▸ **Instructions to follow**
All of the data that follows should be retyped exactly, please, except the pictures.

▸ **Provided data**
>>>>>
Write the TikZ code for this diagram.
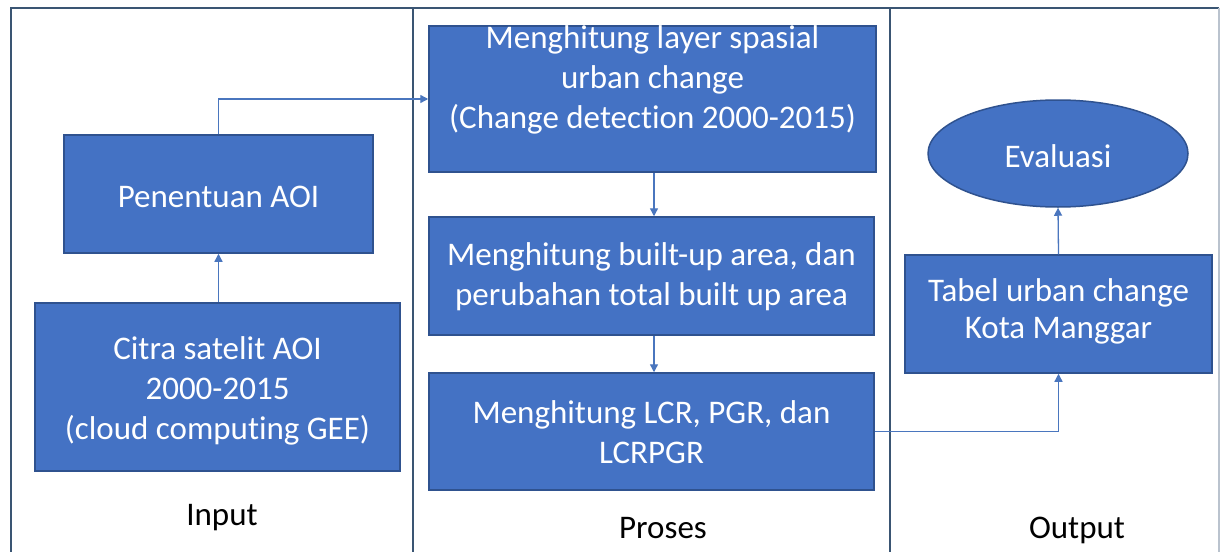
\documentclass[tikz,border=0pt]{standalone}
\usepackage{fontspec}
\setmainfont{Carlito}[Ligatures={NoCommon,NoRequired,NoContextual}]
\usetikzlibrary{arrows.meta,shapes.geometric}
\definecolor{boxfill}{HTML}{4472C4}
\definecolor{boxline}{HTML}{2F528F}
\definecolor{frameline}{HTML}{3A5573}
\definecolor{arrowc}{HTML}{4A76BE}
\tikzset{
  box/.style={draw=boxline, line width=1.5pt, fill=boxfill, inner sep=0pt},
  boxtext/.style={text=white, align=center, font=\fontsize{33}{40}\selectfont, inner sep=0pt},
  oval/.style={ellipse, draw=boxline, line width=1.5pt, fill=boxfill, inner sep=0pt},
  colabel/.style={text=black, font=\fontsize{33}{40}\selectfont, inner sep=0pt},
  conn/.style={draw=arrowc, line width=1.3pt, -{Triangle[width=8pt,length=8pt]}},
  frame/.style={draw=frameline, line width=2pt}
}
\begin{document}
\begin{tikzpicture}[x=1pt,y=-1pt]
\useasboundingbox (0,0) rectangle (1225,551);
\fill[white] (0,0) rectangle (1225,551);
% frame
\draw[frame] (11,553) -- (11,8) -- (1219,8);
\draw[draw=frameline!35, line width=1.5pt] (1219,8) -- (1219,553);
\draw[frame] (413,8) -- (413,553);
\draw[frame] (890,8) -- (890,553);
% input column
\node[box, minimum width=309, minimum height=118] (aoi) at (218.5,194) {};
\node[boxtext] (aoit) at (218.5,197) {Penentuan AOI};
\node[box, minimum width=365, minimum height=168] (citra) at (217.5,387) {};
\node[boxtext] (citrat) at (217.5,391) {Citra satelit AOI\\2000-2015\\(cloud computing GEE)};
\node[colabel] (input) at (222,518) {Input};
% process column
\node[box, minimum width=447, minimum height=146] (b1) at (652.5,99) {};
\node[boxtext] (b1t) at (652.5,80) {Menghitung layer spasial\\urban change\\(Change detection 2000-2015)};
\node[box, minimum width=445, minimum height=118] (b2) at (651.5,276) {};
\node[boxtext] (b2t) at (651.5,277) {Menghitung built-up area, dan\\perubahan total built up area};
\node[box, minimum width=445, minimum height=117] (b3) at (651.5,431.5) {};
\node[boxtext] (b3t) at (651.5,432) {Menghitung LCR, PGR, dan\\LCRPGR};
\node[colabel] (proses) at (663,528) {Proses};
% output column
\node[oval, minimum width=260, minimum height=107] (eval) at (1058,153.5) {};
\node[boxtext] (evalt) at (1058,156) {Evaluasi};
\node[box, minimum width=307, minimum height=118] (tabel) at (1058.5,314) {};
\node[boxtext, font=\fontsize{33}{37}\selectfont] (tabelt) at (1058.5,311) {Tabel urban change\\Kota Manggar};
\node[colabel] (output) at (1077,530) {Output};
% connectors
\draw[conn] (citra.north -| aoi.south) -- (aoi.south);
\draw[conn] (aoi.north) |- (b1.west);
\draw[conn] (b1.south -| 654,0) -- (b2.north -| 654,0);
\draw[conn] (b2.south -| 654,0) -- (b3.north -| 654,0);
\draw[conn] (b3.east) -| (tabel.south);
\draw[conn] (tabel.north) -- (eval.south);
\end{tikzpicture}
\end{document}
<<<<<
▸ **Result of this task**
Write the TikZ code for this diagram.
\documentclass[tikz,border=0pt]{standalone}
\usepackage{fontspec}
\setmainfont{Carlito}[Ligatures={NoCommon,NoRequired,NoContextual}]
\usetikzlibrary{arrows.meta,shapes.geometric}
\definecolor{boxfill}{HTML}{4472C4}
\definecolor{boxline}{HTML}{2F528F}
\definecolor{frameline}{HTML}{3A5573}
\definecolor{arrowc}{HTML}{4A76BE}
\tikzset{
  box/.style={draw=boxline, line width=1.5pt, fill=boxfill, inner sep=0pt},
  boxtext/.style={text=white, align=center, font=\fontsize{33}{40}\selectfont, inner sep=0pt},
  oval/.style={ellipse, draw=boxline, line width=1.5pt, fill=boxfill, inner sep=0pt},
  colabel/.style={text=black, font=\fontsize{33}{40}\selectfont, inner sep=0pt},
  conn/.style={draw=arrowc, line width=1.3pt, -{Triangle[width=8pt,length=8pt]}},
  frame/.style={draw=frameline, line width=2pt}
}
\begin{document}
\begin{tikzpicture}[x=1pt,y=-1pt]
\useasboundingbox (0,0) rectangle (1225,551);
\fill[white] (0,0) rectangle (1225,551);
% frame
\draw[frame] (11,553) -- (11,8) -- (1219,8);
\draw[draw=frameline!35, line width=1.5pt] (1219,8) -- (1219,553);
\draw[frame] (413,8) -- (413,553);
\draw[frame] (890,8) -- (890,553);
% input column
\node[box, minimum width=309, minimum height=118] (aoi) at (218.5,194) {};
\node[boxtext] (aoit) at (218.5,197) {Penentuan AOI};
\node[box, minimum width=365, minimum height=168] (citra) at (217.5,387) {};
\node[boxtext] (citrat) at (217.5,391) {Citra satelit AOI\\2000-2015\\(cloud computing GEE)};
\node[colabel] (input) at (222,518) {Input};
% process column
\node[box, minimum width=447, minimum height=146] (b1) at (652.5,99) {};
\node[boxtext] (b1t) at (652.5,80) {Menghitung layer spasial\\urban change\\(Change detection 2000-2015)};
\node[box, minimum width=445, minimum height=118] (b2) at (651.5,276) {};
\node[boxtext] (b2t) at (651.5,277) {Menghitung built-up area, dan\\perubahan total built up area};
\node[box, minimum width=445, minimum height=117] (b3) at (651.5,431.5) {};
\node[boxtext] (b3t) at (651.5,432) {Menghitung LCR, PGR, dan\\LCRPGR};
\node[colabel] (proses) at (663,528) {Proses};
% output column
\node[oval, minimum width=260, minimum height=107] (eval) at (1058,153.5) {};
\node[boxtext] (evalt) at (1058,156) {Evaluasi};
\node[box, minimum width=307, minimum height=118] (tabel) at (1058.5,314) {};
\node[boxtext, font=\fontsize{33}{37}\selectfont] (tabelt) at (1058.5,311) {Tabel urban change\\Kota Manggar};
\node[colabel] (output) at (1077,530) {Output};
% connectors
\draw[conn] (citra.north -| aoi.south) -- (aoi.south);
\draw[conn] (aoi.north) |- (b1.west);
\draw[conn] (b1.south -| 654,0) -- (b2.north -| 654,0);
\draw[conn] (b2.south -| 654,0) -- (b3.north -| 654,0);
\draw[conn] (b3.east) -| (tabel.south);
\draw[conn] (tabel.north) -- (eval.south);
\end{tikzpicture}
\end{document}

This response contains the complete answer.